You're right though, i can't hammer GOOD, i can hammer well.
But not as well as you're getting hammered!!!


----------



## Sliverbush (Feb 2, 2009)

> I've got a 28 ouncer......


Yeah, you talking about your nose:laughing:


----------



## Brock (Dec 16, 2007)

Sliverbush said:


> I thought you guys were here to help. Buncha big shot know it alls, bet you can't even hammer good.


 
Send a personal message to this guy "JBBS"

he will help you out and he hammers real good to.


.


----------



## rbsremodeling (Nov 12, 2007)

I can't believe you guys keep getting lured into these dirt diggler posts:laughing:


----------



## CrpntrFrk (Oct 25, 2008)

None of us here have ever said we new more than anybody else! The first post you put on was that you knew more than your x-boss. Well most of the people here are.... you guessed it.... the boss.
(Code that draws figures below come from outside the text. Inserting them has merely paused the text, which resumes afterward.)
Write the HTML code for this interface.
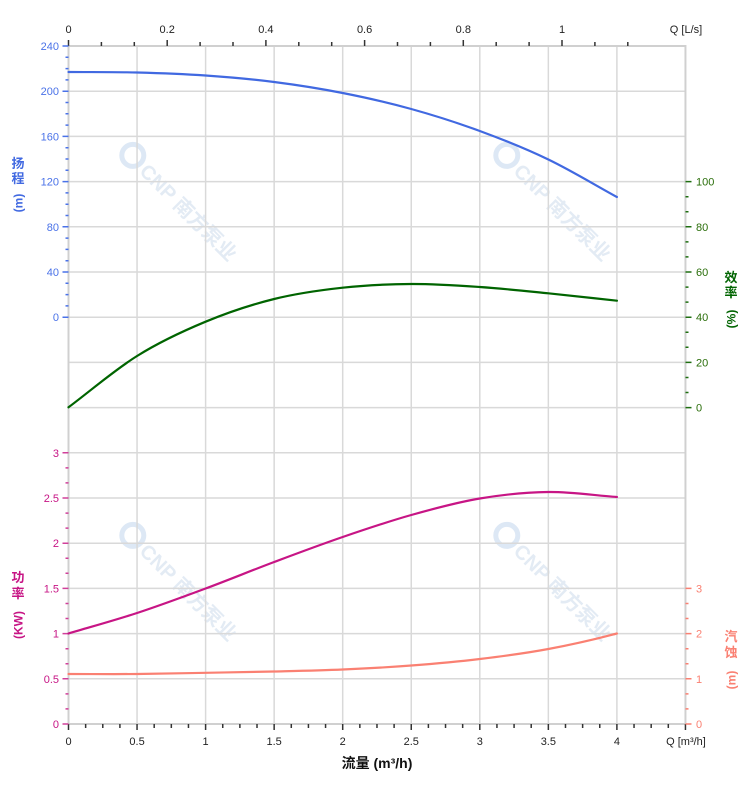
<!DOCTYPE html>
<html>
<head>
<meta charset="utf-8">
<style>
html,body{margin:0;padding:0;background:#fff;}
svg{display:block;}
text{font-family:"Liberation Sans","Noto Sans CJK SC",sans-serif;}
</style>
</head>
<body>
<svg width="752" height="797" viewBox="0 0 752 797" xmlns="http://www.w3.org/2000/svg">
<rect width="752" height="797" fill="#fff"/>

<!-- watermarks -->
<g fill="#e3ebf4" font-weight="bold" font-size="20">
  <g transform="translate(183,207) rotate(45)">
    <circle cx="-72" cy="-1" r="11" fill="none" stroke="#dde8f5" stroke-width="5"/>
    <text x="-56" y="7" font-family="Liberation Sans, Noto Sans CJK SC, sans-serif">CNP 南方泵业</text>
  </g>
  <g transform="translate(557,207) rotate(45)">
    <circle cx="-72" cy="-1" r="11" fill="none" stroke="#dde8f5" stroke-width="5"/>
    <text x="-56" y="7">CNP 南方泵业</text>
  </g>
  <g transform="translate(183,587) rotate(45)">
    <circle cx="-72" cy="-1" r="11" fill="none" stroke="#dde8f5" stroke-width="5"/>
    <text x="-56" y="7">CNP 南方泵业</text>
  </g>
  <g transform="translate(557,587) rotate(45)">
    <circle cx="-72" cy="-1" r="11" fill="none" stroke="#dde8f5" stroke-width="5"/>
    <text x="-56" y="7">CNP 南方泵业</text>
  </g>
</g>

<!-- grid -->
<g stroke="#d9d9d9" stroke-width="1.5" fill="none">
  <path d="M68.5 91.2H685.45M68.5 136.4H685.45M68.5 181.6H685.45M68.5 226.8H685.45M68.5 272H685.45M68.5 317.2H685.45M68.5 362.4H685.45M68.5 407.6H685.45M68.5 452.8H685.45M68.5 498H685.45M68.5 543.2H685.45M68.5 588.4H685.45M68.5 633.6H685.45M68.5 678.8H685.45"/>
  <path d="M137.05 46V724M205.6 46V724M274.15 46V724M342.7 46V724M411.25 46V724M479.8 46V724M548.35 46V724M616.9 46V724"/>
</g>
<!-- frame -->
<rect x="68.5" y="46" width="616.95" height="678" fill="none" stroke="#d0d0d0" stroke-width="2"/>

<!-- top ticks -->
<g stroke="#333" stroke-width="1.5">
  <path d="M68.5 40V46M167.2 40V46M265.9 40V46M364.6 40V46M463.3 40V46M562 40V46"/>
  <path d="M101.4 42V46M134.3 42V46M200.1 42V46M233 42V46M298.8 42V46M331.7 42V46M397.5 42V46M430.4 42V46M496.2 42V46M529.1 42V46M594.9 42V46M627.8 42V46"/>
</g>
<!-- bottom ticks -->
<g stroke="#333" stroke-width="1.5">
  <path d="M68.5 724V730M137.05 724V730M205.6 724V730M274.15 724V730M342.7 724V730M411.25 724V730M479.8 724V730M548.35 724V730M616.9 724V730M685.45 724V730"/>
  <path d="M85.64 724V728M102.78 724V728M119.91 724V728M154.19 724V728M171.33 724V728M188.46 724V728M222.74 724V728M239.88 724V728M257.01 724V728M291.29 724V728M308.43 724V728M325.56 724V728M359.84 724V728M376.98 724V728M394.11 724V728M428.39 724V728M445.53 724V728M462.66 724V728M496.94 724V728M514.08 724V728M531.21 724V728M565.49 724V728M582.63 724V728M599.76 724V728M634.04 724V728M651.18 724V728M668.31 724V728"/>
</g>

<!-- head ticks (left, blue) -->
<g stroke="#4a72e8" stroke-width="1.5">
  <path d="M62.5 46H68.5M62.5 91.2H68.5M62.5 136.4H68.5M62.5 181.6H68.5M62.5 226.8H68.5M62.5 272H68.5M62.5 317.2H68.5"/>
  <path d="M65.5 57.3H68.5M65.5 68.6H68.5M65.5 79.9H68.5M65.5 102.5H68.5M65.5 113.8H68.5M65.5 125.1H68.5M65.5 147.7H68.5M65.5 159H68.5M65.5 170.3H68.5M65.5 192.9H68.5M65.5 204.2H68.5M65.5 215.5H68.5M65.5 238.1H68.5M65.5 249.4H68.5M65.5 260.7H68.5M65.5 283.3H68.5M65.5 294.6H68.5M65.5 305.9H68.5"/>
</g>
<!-- power ticks (left, magenta) -->
<g stroke="#d0409a" stroke-width="1.5">
  <path d="M62.5 452.8H68.5M62.5 498H68.5M62.5 543.2H68.5M62.5 588.4H68.5M62.5 633.6H68.5M62.5 678.8H68.5M62.5 724H68.5"/>
  <path d="M65.5 467.9H68.5M65.5 482.9H68.5M65.5 513.1H68.5M65.5 528.1H68.5M65.5 558.3H68.5M65.5 573.3H68.5M65.5 603.5H68.5M65.5 618.5H68.5M65.5 648.7H68.5M65.5 663.7H68.5M65.5 693.9H68.5M65.5 708.9H68.5"/>
</g>
<!-- efficiency ticks (right, green) -->
<g stroke="#1e6e10" stroke-width="1.5">
  <path d="M685.5 181.6H691.5M685.5 226.8H691.5M685.5 272H691.5M685.5 317.2H691.5M685.5 362.4H691.5M685.5 407.6H691.5"/>
  <path d="M685.5 196.7H688.5M685.5 211.7H688.5M685.5 241.9H688.5M685.5 256.9H688.5M685.5 287.1H688.5M685.5 302.1H688.5M685.5 332.3H688.5M685.5 347.3H688.5M685.5 377.5H688.5M685.5 392.5H688.5"/>
</g>
<!-- npsh ticks (right, salmon) -->
<g stroke="#fa8072" stroke-width="1.5">
  <path d="M685.5 588.4H691.5M685.5 633.6H691.5M685.5 678.8H691.5M685.5 724H691.5"/>
  <path d="M685.5 603.5H688.5M685.5 618.5H688.5M685.5 648.7H688.5M685.5 663.7H688.5M685.5 693.9H688.5M685.5 708.9H688.5"/>
</g>

<!-- curves -->
<g fill="none" stroke-width="2.2" stroke-linecap="round">
  <path stroke="#4169e1" d="M68.5,72 C91.35,72.17 114.2,71.92 137.05,72.5 C159.9,73.08 182.75,73.92 205.6,75.5 C228.45,77.08 251.3,79.08 274.15,82 C297,84.92 319.85,88.5 342.7,93 C365.55,97.5 388.4,102.67 411.25,109 C434.1,115.33 456.95,122.58 479.8,131 C502.65,139.42 525.5,148.5 548.35,159.5 C571.2,170.5 594.05,184.5 616.9,197"/>
  <path stroke="#006400" d="M68.5,407.3 C91.35,390.2 114.2,370.27 137.05,356 C159.9,341.73 182.75,331.2 205.6,321.7 C228.45,312.2 251.3,304.67 274.15,299 C297,293.33 319.85,290.2 342.7,287.7 C365.55,285.2 388.4,284.12 411.25,284 C434.1,283.88 456.95,285.45 479.8,287 C502.65,288.55 525.5,291.02 548.35,293.3 C571.2,295.58 594.05,298.23 616.9,300.7"/>
  <path stroke="#c71585" d="M68.5,633.5 C91.35,626.67 114.2,620.5 137.05,613 C159.9,605.5 182.75,597 205.6,588.5 C228.45,580 251.3,570.58 274.15,562 C297,553.42 319.85,544.83 342.7,537 C365.55,529.17 388.4,521.42 411.25,515 C434.1,508.58 456.95,502.33 479.8,498.5 C502.65,494.67 525.5,492.25 548.35,492 C571.2,491.75 594.05,495.33 616.9,497"/>
  <path stroke="#fa8072" d="M68.5,674 C91.35,674 114.2,674.2 137.05,674 C159.9,673.8 182.75,673.22 205.6,672.8 C228.45,672.38 251.3,672.05 274.15,671.5 C297,670.95 319.85,670.5 342.7,669.5 C365.55,668.5 388.4,667.25 411.25,665.5 C434.1,663.75 456.95,661.75 479.8,659 C502.65,656.25 525.5,653.25 548.35,649 C571.2,644.75 594.05,639.58 616.9,633.5"/>
</g>

<!-- head labels -->
<g fill="#4a72e8" font-size="11" text-anchor="end">
  <text x="59" y="50">240</text>
  <text x="59" y="95.2">200</text>
  <text x="59" y="140.4">160</text>
  <text x="59" y="185.6">120</text>
  <text x="59" y="230.8">80</text>
  <text x="59" y="276">40</text>
  <text x="59" y="321.2">0</text>
</g>
<!-- power labels -->
<g fill="#c71585" font-size="11" text-anchor="end">
  <text x="59" y="456.8">3</text>
  <text x="59" y="502">2.5</text>
  <text x="59" y="547.2">2</text>
  <text x="59" y="592.4">1.5</text>
  <text x="59" y="637.6">1</text>
  <text x="59" y="682.8">0.5</text>
  <text x="59" y="728">0</text>
</g>
<!-- efficiency labels -->
<g fill="#2a6e0a" font-size="11">
  <text x="696" y="185.6">100</text>
  <text x="696" y="230.8">80</text>
  <text x="696" y="276">60</text>
  <text x="696" y="321.2">40</text>
  <text x="696" y="366.4">20</text>
  <text x="696" y="411.6">0</text>
</g>
<!-- npsh labels -->
<g fill="#fa8072" font-size="11">
  <text x="696" y="592.4">3</text>
  <text x="696" y="637.6">2</text>
  <text x="696" y="682.8">1</text>
  <text x="696" y="728">0</text>
</g>

<!-- bottom labels -->
<g fill="#222" font-size="11" text-anchor="middle">
  <text x="68.5" y="745">0</text>
  <text x="137.05" y="745">0.5</text>
  <text x="205.6" y="745">1</text>
  <text x="274.15" y="745">1.5</text>
  <text x="342.7" y="745">2</text>
  <text x="411.25" y="745">2.5</text>
  <text x="479.8" y="745">3</text>
  <text x="548.35" y="745">3.5</text>
  <text x="616.9" y="745">4</text>
  <text x="686" y="745">Q [m³/h]</text>
</g>
<!-- top labels -->
<g fill="#222" font-size="11" text-anchor="middle">
  <text x="68.5" y="33">0</text>
  <text x="167.2" y="33">0.2</text>
  <text x="265.9" y="33">0.4</text>
  <text x="364.6" y="33">0.6</text>
  <text x="463.3" y="33">0.8</text>
  <text x="562" y="33">1</text>
  <text x="686" y="33">Q [L/s]</text>
</g>

<!-- x title -->
<text x="377" y="768" font-size="14" font-weight="bold" fill="#111" text-anchor="middle">流量 (m³/h)</text>

<!-- axis titles -->
<g font-size="13" font-weight="bold" text-anchor="middle">
  <g fill="#4169e1">
    <text x="18" y="168">扬</text>
    <text x="18" y="183">程</text>
    <text transform="translate(22.5,203) rotate(-90)" font-size="12">(m)</text>
  </g>
  <g fill="#006400">
    <text x="731" y="282">效</text>
    <text x="731" y="297">率</text>
    <text transform="translate(735.5,319) rotate(-90)" font-size="12">(%)</text>
  </g>
  <g fill="#c71585">
    <text x="18" y="582">功</text>
    <text x="18" y="598">率</text>
    <text transform="translate(22.5,625) rotate(-90)" font-size="12">(KW)</text>
  </g>
  <g fill="#fa8072">
    <text x="731" y="641">汽</text>
    <text x="731" y="657">蚀</text>
    <text transform="translate(735.5,680) rotate(-90)" font-size="12">(m)</text>
  </g>
</g>
</svg>
</body>
</html>
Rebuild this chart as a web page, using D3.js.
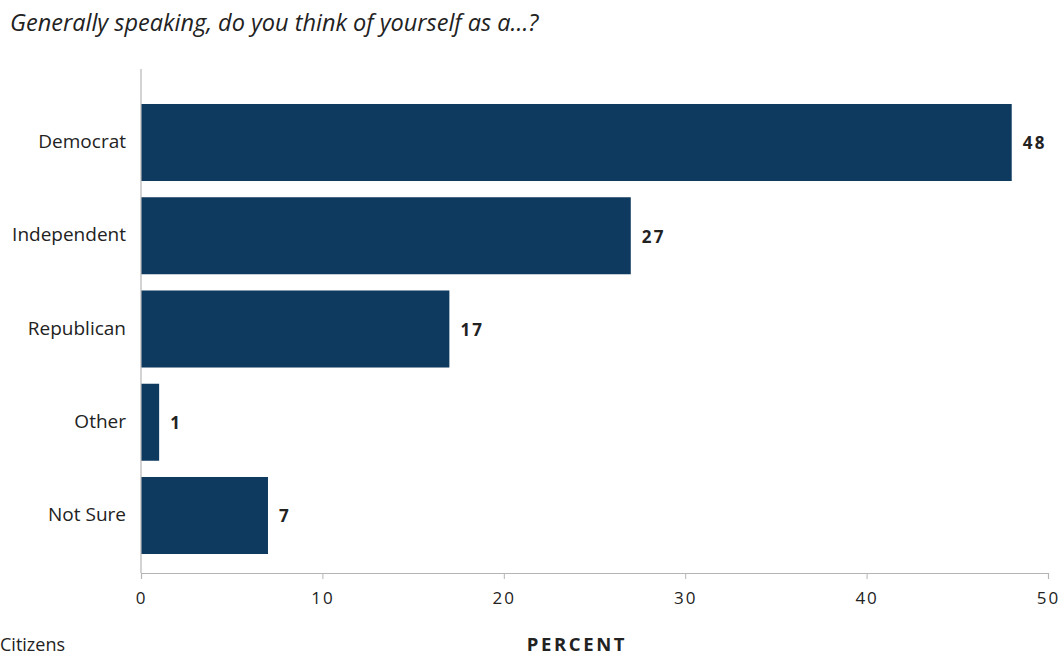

So you were the one that said you were the know it all. Then you ask a question that a "profassional contractor" should at least know a ball park. Were you trying to impress someone? You will never know more than you x-boss with that atitude! Save the bull***** for the farm. If I were you I would be asking for your job back silverbushy!!!!!!!:whistling


----------



## precisionbuild (Nov 17, 2008)

Sliverbush said:


> Yeah, you talking about your nose:laughing:


Is this the hammer you use?


----------



## MALCO.New.York (Feb 27, 2008)

Sliverbush said:


> I thought you guys were here to help. Buncha big shot know it alls, bet you can't even hammer good.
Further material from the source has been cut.